As promised, articles are now online from USA Today and Empire magazine about Transformers: Revenge of the Fallen. USA Today's articles (here and here) have no pictures and provides less spoiler information and more confirmation of a few rumors that have leaked over the few months. Empire Online teases their magazine article while providing the dynamic but spoiler free images in this post. To summarize:

- As a picture below shows, confirmation that Shia's hand injury was written into the movie.
- Story plot is for the Decepticons to capture Sam due to information he "learned about the origins of the Transformers and their ancient history of Earth."
- To counter Decepticon goes, "the US military and an international coalition has united with the good-guy Autobots." (This explains Matthew Marsden's role in the movie).
- Decepticon Soundwave is the "fearsome communications expert." (Nothing about alt mode).
- "...Devastator, whose arms and legs are built out of other Transformers." (This appears to confirm the gestalt rumor, but no details on how many TFs it takes to form him)
- "...Jetfire, a villain whose age and broken-down physicality leads him to help the Autobots." (Verifies that he will follow the G1 arc of joining the good guys and that he will likely have a crutch of sorts).
- New Mexico filming was for a plot point about running from "ancient temple while villainous Decepticons stomp and crush their way through a village in pursuit" and into a "line of tanks and soldiers blasting guns at the giant robots above and behind them."
- "Not that we don't trust (special effects coordinator James D.) Schwalm and the boys," he adds. "But even an eyelash flying at you at 700 miles an hour will cut you.
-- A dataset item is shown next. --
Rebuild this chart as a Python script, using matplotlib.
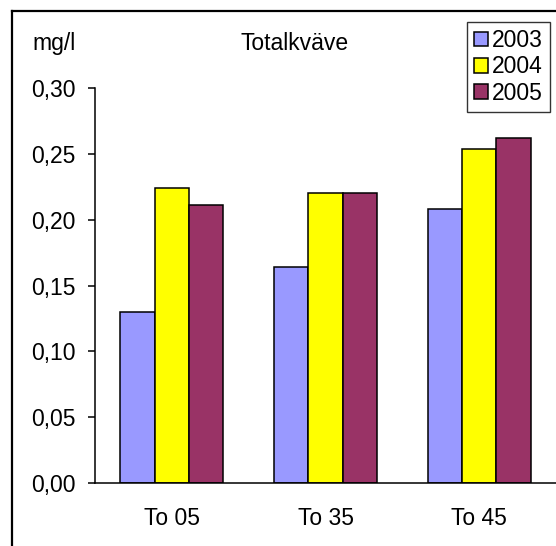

You're running past them, and your clearance is only about 10 feet. These dudes are moving, and if one trips or falls and we run into the muzzle of a blank, that could blow your chest open or burn you."
- "The U.S. Department of Defense gave its official stamp of approval to the Michael Bay-directed film, not only allowing production amid the pristine dunes of the Army's New Mexico [White Sands] missile range, but also letting filmmakers follow jets and fighter planes through the sky from nearby Holloman Air Force Base. More scenes were shot on the Navy's aircraft carrier USS John C. Stennis, and Marines fill the ranks of the strike team battling the invading Transformers."
- "The film's Army liaison, Lt. Col. Gregory Bishop, notes: "As far as I know, this is the biggest joint military operation movie ever made, in terms of Army, Air Force, Navy and Marines. I can't think of one that's bigger."
- "Among the equipment the movie is using in this desert sequence alone: two A-10 Thunderbolt II "Warthog" tank-killing jets; six F-16 Fighting Falcons; 10 armored Humvees; the Army's Golden Knights parachute team; two Abrams tanks; two Bradley tanks; two missile-launcher vehicles; two armored personnel carriers; and a quarter-mile of the missile testing range, cleared of unexploded ordnance and built into an Egyptian town and temple. (Signs warn not to cross a perimeter just over the gypsum dunes, because live bombs could be hidden in the sand.)"
- Off-duty enlisted where used as pay extra for many scenes shot with the military's assistance.
- "The final battle the military is helping Bay create is supposed to be an enormous firefight in Egypt, but much of it is being shot in the White Sands dunes in a town built over the roughly quarter-mile cleared span."
- "After completing work in New Mexico, the cast and crew moved to Giza for scenes at the actual pyramids, getting first-time access to the 5,000-year-old site from the Egyptian government. "It plays a big plot point," Bay says, noting that they were allowed to shoot on the pyramids — not just around them."
- "The studio has to reimburse the U.S. Treasury for live munitions and other requests for troops or equipment that unit commanders don't consider to be valid battle simulation or part of military training, Bishop says."
- "During this shoot, an F-22 Raptor [Starscream] roars by like a mechanical arrowhead, blasting the earth with the banshee scream of its engines. It circles the set dozens of times before heading off to complete its scheduled training."

Overall not as much information as hoped. Hopefully once the Empire Magazine hits newsstands (not sure when) that will provide more details and context for the below pictures. Thanks to Rich and April for the links.



Update: USA Today has posted a six picture photo gallery (3 above, 3 new below) related to their articles. The Optimus Prime picture is the same as the Empire image just without all the text to covering it.